Carrot sauté with coconut
 
Prep time
Cook time
Total time
 
Author:
Recipe type: Main Course
Cuisine: Indian Fusion
Serves: 3
Ingredients
  • 5 carrots
  • 3-4 Red or green chillies
  • 1 small red onion (white onions makes dish sweeter)
  • 2 tbsp - your favorite oil. I used coconut oil.
  • ½ tsp - cumin
  • ½ tsp - small black mustard seeds (optional)
  • ½ tsp - turmeric powder
  • ½ tsp - chilli powder
  • ¼ tsp - fresh coriander powder (optional)
  • ½ cup - fresh grated coconut
  • 1 sprig - curry leaves
  • 1 sprig - cilantro
  • pink himalayan salt or regular salt
  • ½ cup water
Instructions
  1. Simply scrape carrot skin. Peeling takes out a lot of nutrition.
  2. Dice carrots into equal size pieces.
  3. Pour little water in a pot and boil. Don't add too much water as you have to discard water after cooking. This takes nutrients away. Add half of salt and carrots. Close lid and steam for 8-10 minutes till little soft. Do not over cook till too soft. Turn off.
  4. Meanwhile, Add oil to a pot. Heat to medium high.
  5. Add mustard seeds. When they splutter, add cumin. cook till golden brown.

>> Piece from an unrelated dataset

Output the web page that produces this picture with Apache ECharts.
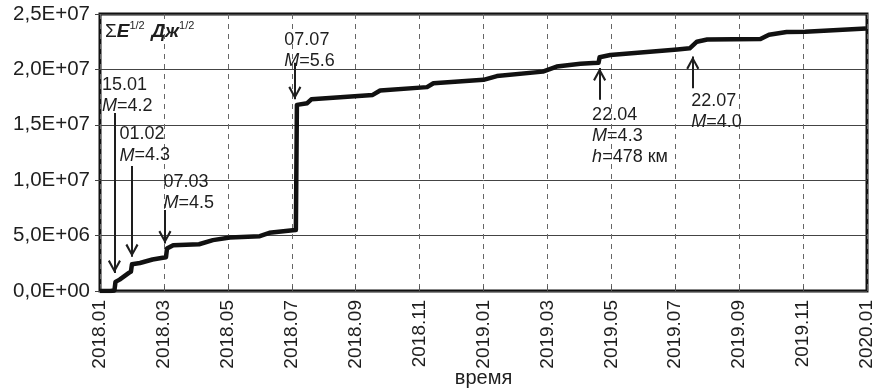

  6. Add chillies, onion. Cook till translucent.
  7. Add turmeric and curry leaves. Stir.
  8. Add steamed carrots. Add salt. Stir and cook for 2 minutes.
  9. Add chilli powder, coriander powder and coconut. Stir and cook for 2 more minutes. Turn off.
  10. Garnish with coriander. Serve hot with brown rice or quinoa or wild rice.